Here are the latest market charts and analysis for today. Check them out and know what’s happening in the market today.
The pair is trading near a strong support line after trading higher than the 50-day moving average on the daily chart. The overall trend appears to be going back to the bullish side, but long term indications suggest that the pair will face insistent pressure over the longer haul. The Australian dollar had reached multi-month highs last week as market speculations on aggressive US rate cuts heightened after the dovish comments from Federal Reserve policy makers. New York Fed President John Williams said that “it pays to act quickly to lower rates at the first sign of economics distress.” The markets took this as a solid indication of a rate cut at the Fed’s July 30 to 31 meeting. Meanwhile, Bank of Japan Governor Haruhiko Kuroda last Friday emphasized the Japanese central bank’s independence. There have been concerns that the BOJ’s independence from politics is being eroded.

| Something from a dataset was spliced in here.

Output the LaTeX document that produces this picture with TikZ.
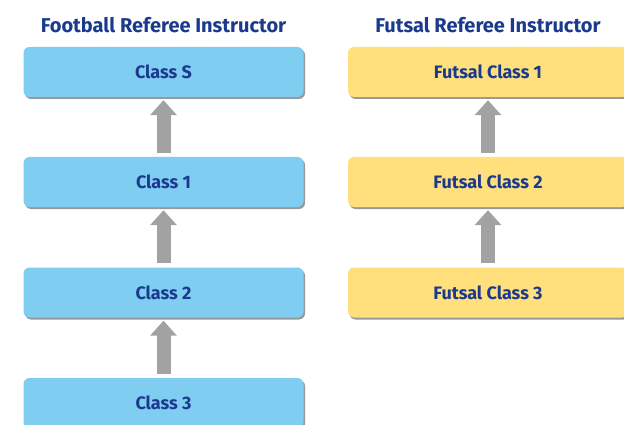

The AUDUSD traded flat today after pulling back from recent gains and failing to break the 200-day moving average line. The pair is fluctuating around a solid support line and could possibly stay in range as it trades in between the 50- and 200-day moving averages. The AUD suffered weighing down from Wall Street, with the previous dovish comment by NY Fed’s Williams being denied by St. Louis’ Fed’s Bullard, who gave the greenback additional robustness after saying that the a cut of 25 basis points would be appropriate for this month. US President Donald Trump has weighed into a simmering debate over Federal Reserve interest rate policy. He said that the bank should end its “crazy” tightening moves. In his usual way, the president addressed the issue over a series of tweets toward the controversy stemming from the speech Williams delivered last week.
The pair traded below the 50- and 200-day MAs, just below the 50-day MA, after it failed last week to break above the shorter term MA on the daily chart. It struggled to continue a retracement after downturn and is now trading with much pressure on the Australian dollar side. Last week, the Bank of Canada said that it was intending to become the administration of the Canadian Overnight Repo Rate Average (CORRA). CORRA is reference rate with regards to financial market transactions. Additionally, Bank of Canada Governor Stephen Poloz and his deputies issued a mostly dour assessment of the economy’s near-term prospects. They have decided to leave the benchmark interest rate unchanged at 1.75%, although they stressed that the recent economy strength is deceptive. The bank did not provide hints as to whether they will implement rate cuts soon, although the tone is regarded as more to the cut side than increase.
The pair is trading tight ranges just above the 50-day moving average, which has served as a strong support in the recent trading sessions. Overall, the pair is struggling to climb back up previous highs, with the 200-day moving average far above the 50-day counterpart. This suggests a bearish trend for the longer haul. Meanwhile, the Swiss National Bank is facing some pressure “to act,” as the European Central Bank outlines its plans for monetary loosening. The capital inflows that boosted the Swiss franc indicate the slowing global economy, which has pushed investors to seek safe havens. However, the SNB already has record-low interest rates and swelling balance sheet. If the officials decide to intervene in the currency markets, something SNB President Thomas Jordan seemingly isn’t afraid to do, the bank may be to beware going against US President Donald Trump.